California's population growth has slowed dramatically over the past several years, meaning the state likely won't reach 50 million residents until 2046 -14 years later than previously expected, according to a USC study released this week.
According to the study, the reduced growth rate is largely caused by slowing immigration rates.
Researchers found that the percentage of Californians who were born out of the country is expected to remain at 27 percent through 2030. That's an abrupt change from the 1980s and 1990s, when the rate was increasing sharply, the report found.
Researchers said the slow-down in population growth should be viewed as a positive sign by policy-makers struggling to balance budgets.
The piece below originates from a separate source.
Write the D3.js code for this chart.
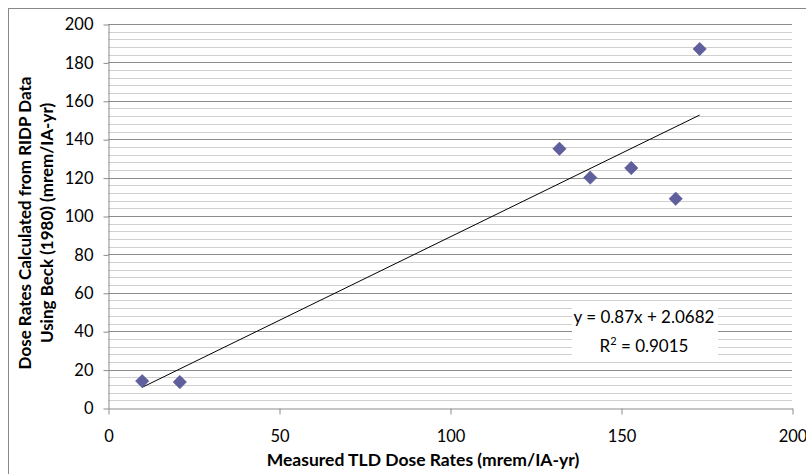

"This is surely good news for local governments and taxpayers who are struggling to keep up with the costs of growth,'' according to study co-author Dowell Myers, professor of urban planning and democracy at the USC Price School of Public Policy.
"These projections suggest there is more time to plan a much better future for California.''
The study also found that growth among residents aged 65 and older will quadruple over the next 20 years, thanks to the aging "Baby-Boomer'' population.
"In less than 20 years, the Baby Boom generation will all be senior citizens, and these projections show their replacements in the workforce will be the children of immigrants,'' according to the study's lead author, John Pitkin, a senior research associate in the Population Dynamics Research Group.
The study also found that native Californians represent an ever-growing majority of the state's population. In 2010, more than 90 percent of children under 10 were native Californians, the report found. By 2030, 57.2 percent of adults aged 35 to 44 will be native Californians, up from 38.5 percent in 2010, the report found.